Backdoors are nothing new in the computer world. I’d argue the most famous backdoor account in the history of computer hacking belongs to Joshua, the dormant login for the War Operations Programmed Response (WOPR) computer system in the 1983 movie Wargames. Joshua was an old login for the creator to access the system outside of the military chain of command. When the developer was removed from the project the account was forgotten about until a kid discovered it and kicked off the plot of the movie.

Joshua tells us a lot about developers and their desire to have access to the system. I’ll admit I’ve been in the same boat before. I’ve created my own logins to systems with elevated access to get tasks accomplished. I’ve also notified the users and administrators of those systems about my account and let them deal with it as needed. Most were okay with it being there. Some were hesitant and required it to be disabled after my work was done. Either way, I was up front about what was going on.

Joshua and zyfwp are examples of what happens when those systems are installed outside of the knowledge of the operators. What would have happened if the team in the Netherlands hand’t found the account? What if Zyxel devices were getting hacked and networks breached without anyone knowing the vector? I’m sure the account showed up in all the admin dashboards, right?

Easter Egg Hunts

Do you remember the Windows 3.1 Bear? It was a hidden reference in the credits to the development team’s mascot. You had to jump through a hoop to find it by holding down a keystroke combination and clicking a specific square in the Windows logo. People loved finding those little nuggets in the software all the way up to Windows 98.

What changed? Turns out, as part of Microsoft’s Trustworth Computing Initiative in 2002 they removed all undocumented features and code that could cause these kinds of things. It also might have had something to do with the antitrust investigations into Microsoft in the 1990s and how undocumented features in Windows and Office might have given the company a competitive advantage.

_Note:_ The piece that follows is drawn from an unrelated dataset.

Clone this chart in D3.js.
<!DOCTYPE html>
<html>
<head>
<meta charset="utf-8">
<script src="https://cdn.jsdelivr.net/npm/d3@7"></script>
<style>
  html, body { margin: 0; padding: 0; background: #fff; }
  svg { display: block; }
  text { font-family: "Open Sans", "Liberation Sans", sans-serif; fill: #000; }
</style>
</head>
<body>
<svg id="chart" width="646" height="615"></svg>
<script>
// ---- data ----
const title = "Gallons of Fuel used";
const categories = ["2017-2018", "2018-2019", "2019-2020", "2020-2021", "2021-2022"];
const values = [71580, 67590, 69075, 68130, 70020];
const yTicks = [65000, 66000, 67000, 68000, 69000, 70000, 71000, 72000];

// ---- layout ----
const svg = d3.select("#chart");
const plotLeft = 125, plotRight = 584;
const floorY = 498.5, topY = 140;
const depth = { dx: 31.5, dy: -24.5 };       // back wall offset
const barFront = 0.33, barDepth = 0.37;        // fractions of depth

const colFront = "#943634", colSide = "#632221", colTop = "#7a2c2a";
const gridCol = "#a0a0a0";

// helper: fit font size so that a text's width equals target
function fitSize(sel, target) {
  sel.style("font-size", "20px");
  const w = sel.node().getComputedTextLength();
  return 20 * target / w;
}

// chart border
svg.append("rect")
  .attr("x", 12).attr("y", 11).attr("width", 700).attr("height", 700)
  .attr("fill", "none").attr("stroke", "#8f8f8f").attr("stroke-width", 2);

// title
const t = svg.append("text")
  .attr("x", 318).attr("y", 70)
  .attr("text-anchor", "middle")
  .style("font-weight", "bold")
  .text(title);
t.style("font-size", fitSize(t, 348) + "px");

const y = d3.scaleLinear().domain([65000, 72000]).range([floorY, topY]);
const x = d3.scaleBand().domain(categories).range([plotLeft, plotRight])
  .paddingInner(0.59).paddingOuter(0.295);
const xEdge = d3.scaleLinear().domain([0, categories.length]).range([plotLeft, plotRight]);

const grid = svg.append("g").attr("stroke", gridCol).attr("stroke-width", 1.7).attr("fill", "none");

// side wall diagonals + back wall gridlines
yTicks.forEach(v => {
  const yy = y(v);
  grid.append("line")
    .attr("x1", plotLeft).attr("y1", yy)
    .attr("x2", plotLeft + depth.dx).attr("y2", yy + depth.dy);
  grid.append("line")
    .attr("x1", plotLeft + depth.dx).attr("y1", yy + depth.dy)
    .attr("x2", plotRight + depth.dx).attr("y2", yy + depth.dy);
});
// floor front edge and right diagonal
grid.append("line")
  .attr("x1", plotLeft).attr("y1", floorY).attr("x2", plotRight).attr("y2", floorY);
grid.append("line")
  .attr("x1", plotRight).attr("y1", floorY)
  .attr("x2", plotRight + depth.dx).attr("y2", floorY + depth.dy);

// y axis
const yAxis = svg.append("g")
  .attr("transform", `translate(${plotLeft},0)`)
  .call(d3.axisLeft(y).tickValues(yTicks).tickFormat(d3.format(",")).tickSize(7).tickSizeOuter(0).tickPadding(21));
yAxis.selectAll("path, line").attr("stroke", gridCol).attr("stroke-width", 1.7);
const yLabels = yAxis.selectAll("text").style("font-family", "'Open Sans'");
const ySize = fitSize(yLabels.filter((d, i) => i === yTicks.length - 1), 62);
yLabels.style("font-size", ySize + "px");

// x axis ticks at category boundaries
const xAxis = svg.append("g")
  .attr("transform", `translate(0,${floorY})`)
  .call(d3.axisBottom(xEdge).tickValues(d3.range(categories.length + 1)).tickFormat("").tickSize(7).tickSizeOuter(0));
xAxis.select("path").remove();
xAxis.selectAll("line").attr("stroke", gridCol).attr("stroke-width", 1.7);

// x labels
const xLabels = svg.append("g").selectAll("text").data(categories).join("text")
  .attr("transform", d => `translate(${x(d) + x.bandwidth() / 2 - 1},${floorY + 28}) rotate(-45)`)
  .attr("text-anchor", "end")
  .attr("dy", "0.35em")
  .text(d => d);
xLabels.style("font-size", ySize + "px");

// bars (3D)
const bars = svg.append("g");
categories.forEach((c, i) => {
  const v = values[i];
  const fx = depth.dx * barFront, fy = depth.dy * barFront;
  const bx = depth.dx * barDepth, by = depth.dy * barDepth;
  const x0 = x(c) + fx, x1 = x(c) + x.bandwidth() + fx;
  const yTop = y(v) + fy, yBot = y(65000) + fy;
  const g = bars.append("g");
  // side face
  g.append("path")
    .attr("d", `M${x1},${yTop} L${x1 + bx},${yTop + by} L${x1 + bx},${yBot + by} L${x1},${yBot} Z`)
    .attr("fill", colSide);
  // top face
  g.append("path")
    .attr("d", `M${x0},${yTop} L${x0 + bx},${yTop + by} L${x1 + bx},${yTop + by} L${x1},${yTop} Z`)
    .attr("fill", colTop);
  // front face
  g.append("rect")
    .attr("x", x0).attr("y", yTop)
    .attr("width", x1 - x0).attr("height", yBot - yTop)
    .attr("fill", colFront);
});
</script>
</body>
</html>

Whatever the reason, Microsoft has committed to removing undocumented code.

Easter eggs are fun to find but represent the bright side of the dark issue above. What happens when the easter egg in question isn’t a credit roll but an undocumented account? What if the keystroke doesn’t bring up a teddy bear but instead gives the current user account full admin access? You scoff at the possibility but there’s nothing stopping a developer from making that happen.

These issues are part of the reason why all code and features need to be documented. We need to know what’s going on in the program and how it could impact us. This means no backdoors. If there is a way to access the system aside from the controls built in already it needs to be known and be able to be disabled if necessary. If it can’t be disabled then the users need to be aware of that fact and make the choice to not use the software because of security issues.

If you’re following along closely, you should have picked up on the fact that this same logic applies to backdoors that have been mandated by the government too. The current slate of US Senators seem to believe that we need to create keys that allow end-to-end encryption to be weakened and readable by law enforcement. However, as stated by companies like Apple for years, if you create a key for a lock that should only ever be opened under special circumstances you have still created a weakness that can be unlocked. We’ve seen the tools used by intelligence agencies stolen and used to create malware unlike anything we’ve ever seen before. What do you think might happen if they get the backdoor keys to go through encrypted messaging systems?


Tom’s Take

I don’t run Zyxel equipment in my home or anywhere I used to work. But if I did there would be a pile of it in the dumpster after this mess. Having a backdoor is one thing. Purposely making one is another. And having that backdoor discovered and exploited by the Internet is an entirely differently conversation. The only way to be sure that you’ve fixed your backdoor problem is to not have one in the first place. Joshua and zyfwp are what we need to get away from, not what we need to work toward. Malfeasance only stops when you don’t do it in the first place.